Work to complete: Extract the lines from the start through the line that holds "['0', '10', '20', '30', '40', '50', '60', '70'];", both included, omitting all images.

Recorded data:
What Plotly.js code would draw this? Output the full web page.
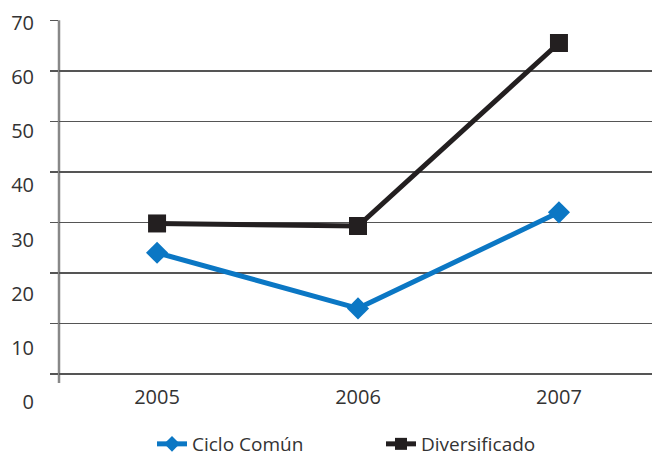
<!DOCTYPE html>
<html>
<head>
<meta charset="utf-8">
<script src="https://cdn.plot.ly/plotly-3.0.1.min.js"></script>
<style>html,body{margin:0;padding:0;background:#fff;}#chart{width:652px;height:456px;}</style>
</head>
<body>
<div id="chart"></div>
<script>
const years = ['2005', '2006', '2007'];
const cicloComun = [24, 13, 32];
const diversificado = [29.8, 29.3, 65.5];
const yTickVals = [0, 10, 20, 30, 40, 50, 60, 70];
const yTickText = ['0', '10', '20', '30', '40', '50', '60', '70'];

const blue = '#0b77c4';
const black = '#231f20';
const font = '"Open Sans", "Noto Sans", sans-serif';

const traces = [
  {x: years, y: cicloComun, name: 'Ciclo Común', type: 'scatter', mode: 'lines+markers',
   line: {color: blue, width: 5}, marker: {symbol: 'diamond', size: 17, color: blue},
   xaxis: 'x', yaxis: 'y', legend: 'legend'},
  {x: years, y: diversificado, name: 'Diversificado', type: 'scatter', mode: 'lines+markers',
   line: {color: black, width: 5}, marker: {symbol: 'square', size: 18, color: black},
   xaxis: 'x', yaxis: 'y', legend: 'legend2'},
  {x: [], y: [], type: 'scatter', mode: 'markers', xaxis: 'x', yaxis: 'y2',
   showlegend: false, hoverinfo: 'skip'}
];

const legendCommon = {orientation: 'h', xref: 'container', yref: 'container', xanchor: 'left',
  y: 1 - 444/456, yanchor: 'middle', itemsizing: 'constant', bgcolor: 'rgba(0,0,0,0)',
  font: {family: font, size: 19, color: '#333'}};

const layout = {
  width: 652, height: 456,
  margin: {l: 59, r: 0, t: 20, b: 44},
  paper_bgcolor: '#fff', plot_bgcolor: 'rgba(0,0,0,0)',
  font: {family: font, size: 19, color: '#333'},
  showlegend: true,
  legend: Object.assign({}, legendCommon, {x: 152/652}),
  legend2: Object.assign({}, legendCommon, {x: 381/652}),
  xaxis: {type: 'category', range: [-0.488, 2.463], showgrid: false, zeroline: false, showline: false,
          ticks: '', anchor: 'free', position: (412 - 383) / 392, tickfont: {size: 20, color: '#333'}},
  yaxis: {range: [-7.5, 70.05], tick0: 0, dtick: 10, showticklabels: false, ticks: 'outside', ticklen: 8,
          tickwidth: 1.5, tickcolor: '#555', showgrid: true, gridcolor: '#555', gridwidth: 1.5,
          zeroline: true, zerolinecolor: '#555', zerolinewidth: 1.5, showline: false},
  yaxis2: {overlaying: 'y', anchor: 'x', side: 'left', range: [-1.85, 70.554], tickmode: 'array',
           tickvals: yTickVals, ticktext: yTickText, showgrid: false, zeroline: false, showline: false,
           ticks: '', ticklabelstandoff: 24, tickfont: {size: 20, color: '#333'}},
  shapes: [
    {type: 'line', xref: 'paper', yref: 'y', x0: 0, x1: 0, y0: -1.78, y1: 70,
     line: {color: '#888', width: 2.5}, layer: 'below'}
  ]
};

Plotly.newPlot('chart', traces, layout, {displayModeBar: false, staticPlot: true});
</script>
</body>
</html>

Result of the task:
What Plotly.js code would draw this? Output the full web page.
<!DOCTYPE html>
<html>
<head>
<meta charset="utf-8">
<script src="https://cdn.plot.ly/plotly-3.0.1.min.js"></script>
<style>html,body{margin:0;padding:0;background:#fff;}#chart{width:652px;height:456px;}</style>
</head>
<body>
<div id="chart"></div>
<script>
const years = ['2005', '2006', '2007'];
const cicloComun = [24, 13, 32];
const diversificado = [29.8, 29.3, 65.5];
const yTickVals = [0, 10, 20, 30, 40, 50, 60, 70];
const yTickText = ['0', '10', '20', '30', '40', '50', '60', '70'];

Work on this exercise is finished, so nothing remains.